### [TASK PROMPT]
Copy each line of the data below exactly, leaving out pictures.

### [RAW DATA]
— start —

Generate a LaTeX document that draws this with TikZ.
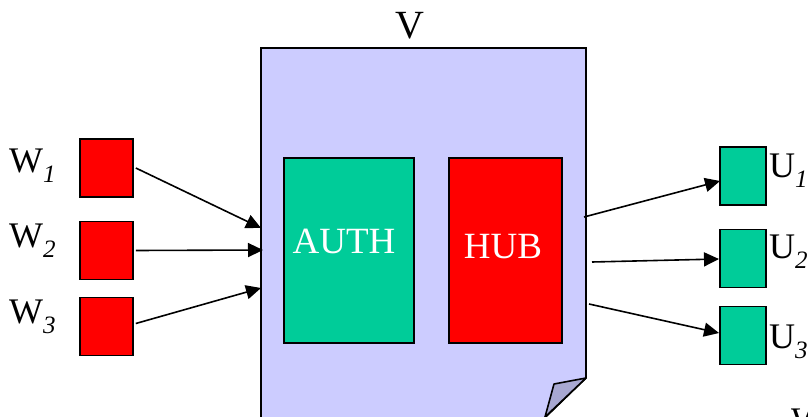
\documentclass[tikz,border=0pt]{standalone}
\usepackage{fontspec}
\setmainfont{Liberation Serif}
\usetikzlibrary{arrows.meta}
\definecolor{pagefill}{HTML}{CCCCFF}
\definecolor{foldfill}{HTML}{A8A8D2}
\definecolor{authgreen}{HTML}{00CC99}
\definecolor{hubred}{HTML}{FF0000}
\newcommand\mysub[1]{\raisebox{-10pt}{\fontsize{25}{25}\selectfont\itshape #1}}
\begin{document}
\begin{tikzpicture}[x=1pt,y=-1pt,
  outline/.style={draw=black,line width=1.6pt},
  wbox/.style={outline,fill=hubred,minimum width=53pt,minimum height=58pt,inner sep=0pt},
  ubox/.style={outline,fill=authgreen,minimum width=46pt,minimum height=58pt,inner sep=0pt},
  bigbox/.style={outline,minimum height=185pt,inner sep=0pt},
  boxtext/.style={text=white,font=\fontsize{37}{37}\selectfont,inner sep=0pt},
  lbl/.style={font=\fontsize{36}{36}\selectfont,inner sep=0pt},
  arr/.style={line width=1.6pt,-{Triangle[length=15pt,width=14pt]}}]
\useasboundingbox (0,0) rectangle (808,417);
\clip (0,0) rectangle (808,417);
% page
\draw[outline,fill=pagefill] (261,440) -- (261,48) -- (586,48) -- (586,378) -- (525,437) -- cycle;
\draw[outline,fill=foldfill,line join=round] (586,378) -- (554,384) -- (545,417) -- cycle;
\node[lbl,anchor=base,font=\fontsize{40}{40}\selectfont] (v) at (410,39) {V};
% inner boxes
\node[bigbox,fill=authgreen,minimum width=130pt] (auth) at (349,250.5) {};
\node[bigbox,fill=hubred,minimum width=113pt] (hub) at (505.5,250.5) {};
\node[boxtext,anchor=base] (authtxt) at (344,253) {AUTH};
\node[boxtext,anchor=base] (hubtxt) at (503,258) {HUB};
% W boxes
\node[wbox] (w1) at (106.5,168) {};
\node[wbox] (w2) at (106.5,250.5) {};
\node[wbox] (w3) at (106.5,326.5) {};
\node[lbl,anchor=base west] (lw1) at (9,172) {W\mysub{1}};
\node[lbl,anchor=base west] (lw2) at (9,247) {W\mysub{2}};
\node[lbl,anchor=base west] (lw3) at (9,323) {W\mysub{3}};
% U boxes
\node[ubox] (u1) at (743,176) {};
\node[ubox] (u2) at (743,258.5) {};
\node[ubox] (u3) at (743,335.5) {};
\node[lbl,anchor=base west] (lu1) at (769,177) {U\mysub{1}};
\node[lbl,anchor=base west] (lu2) at (769,258) {U\mysub{2}};
\node[lbl,anchor=base west] (lu3) at (769,348) {U\mysub{3}};
\node[lbl,anchor=base west] (lw4) at (791,432) {W};
% connector end points
\coordinate (a1) at (261,228);
\coordinate (a2) at (263,250);
\coordinate (a3) at (261,288);
\coordinate (h1) at (584,217);
\coordinate (h2) at (592,262);
\coordinate (h3) at (589,304);
\coordinate (e1) at (720,181);
\coordinate (e2) at (719,259);
\coordinate (e3) at (719,333);
\draw[arr] ([xshift=2pt]w1.east) -- (a1);
\draw[arr] ([xshift=2pt]w2.east) -- (a2);
\draw[arr] ([xshift=2pt,yshift=3pt]w3.east) -- (a3);
\draw[arr] (h1) -- (e1);
\draw[arr] (h2) -- (e2);
\draw[arr] (h3) -- (e3);
\end{tikzpicture}
\end{document}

— end —

### [EXPECTED OUTPUT]
Generate a LaTeX document that draws this with TikZ.
\documentclass[tikz,border=0pt]{standalone}
\usepackage{fontspec}
\setmainfont{Liberation Serif}
\usetikzlibrary{arrows.meta}
\definecolor{pagefill}{HTML}{CCCCFF}
\definecolor{foldfill}{HTML}{A8A8D2}
\definecolor{authgreen}{HTML}{00CC99}
\definecolor{hubred}{HTML}{FF0000}
\newcommand\mysub[1]{\raisebox{-10pt}{\fontsize{25}{25}\selectfont\itshape #1}}
\begin{document}
\begin{tikzpicture}[x=1pt,y=-1pt,
  outline/.style={draw=black,line width=1.6pt},
  wbox/.style={outline,fill=hubred,minimum width=53pt,minimum height=58pt,inner sep=0pt},
  ubox/.style={outline,fill=authgreen,minimum width=46pt,minimum height=58pt,inner sep=0pt},
  bigbox/.style={outline,minimum height=185pt,inner sep=0pt},
  boxtext/.style={text=white,font=\fontsize{37}{37}\selectfont,inner sep=0pt},
  lbl/.style={font=\fontsize{36}{36}\selectfont,inner sep=0pt},
  arr/.style={line width=1.6pt,-{Triangle[length=15pt,width=14pt]}}]
\useasboundingbox (0,0) rectangle (808,417);
\clip (0,0) rectangle (808,417);
% page
\draw[outline,fill=pagefill] (261,440) -- (261,48) -- (586,48) -- (586,378) -- (525,437) -- cycle;
\draw[outline,fill=foldfill,line join=round] (586,378) -- (554,384) -- (545,417) -- cycle;
\node[lbl,anchor=base,font=\fontsize{40}{40}\selectfont] (v) at (410,39) {V};
% inner boxes
\node[bigbox,fill=authgreen,minimum width=130pt] (auth) at (349,250.5) {};
\node[bigbox,fill=hubred,minimum width=113pt] (hub) at (505.5,250.5) {};
\node[boxtext,anchor=base] (authtxt) at (344,253) {AUTH};
\node[boxtext,anchor=base] (hubtxt) at (503,258) {HUB};
% W boxes
\node[wbox] (w1) at (106.5,168) {};
\node[wbox] (w2) at (106.5,250.5) {};
\node[wbox] (w3) at (106.5,326.5) {};
\node[lbl,anchor=base west] (lw1) at (9,172) {W\mysub{1}};
\node[lbl,anchor=base west] (lw2) at (9,247) {W\mysub{2}};
\node[lbl,anchor=base west] (lw3) at (9,323) {W\mysub{3}};
% U boxes
\node[ubox] (u1) at (743,176) {};
\node[ubox] (u2) at (743,258.5) {};
\node[ubox] (u3) at (743,335.5) {};
\node[lbl,anchor=base west] (lu1) at (769,177) {U\mysub{1}};
\node[lbl,anchor=base west] (lu2) at (769,258) {U\mysub{2}};
\node[lbl,anchor=base west] (lu3) at (769,348) {U\mysub{3}};
\node[lbl,anchor=base west] (lw4) at (791,432) {W};
% connector end points
\coordinate (a1) at (261,228);
\coordinate (a2) at (263,250);
\coordinate (a3) at (261,288);
\coordinate (h1) at (584,217);
\coordinate (h2) at (592,262);
\coordinate (h3) at (589,304);
\coordinate (e1) at (720,181);
\coordinate (e2) at (719,259);
\coordinate (e3) at (719,333);
\draw[arr] ([xshift=2pt]w1.east) -- (a1);
\draw[arr] ([xshift=2pt]w2.east) -- (a2);
\draw[arr] ([xshift=2pt,yshift=3pt]w3.east) -- (a3);
\draw[arr] (h1) -- (e1);
\draw[arr] (h2) -- (e2);
\draw[arr] (h3) -- (e3);
\end{tikzpicture}
\end{document}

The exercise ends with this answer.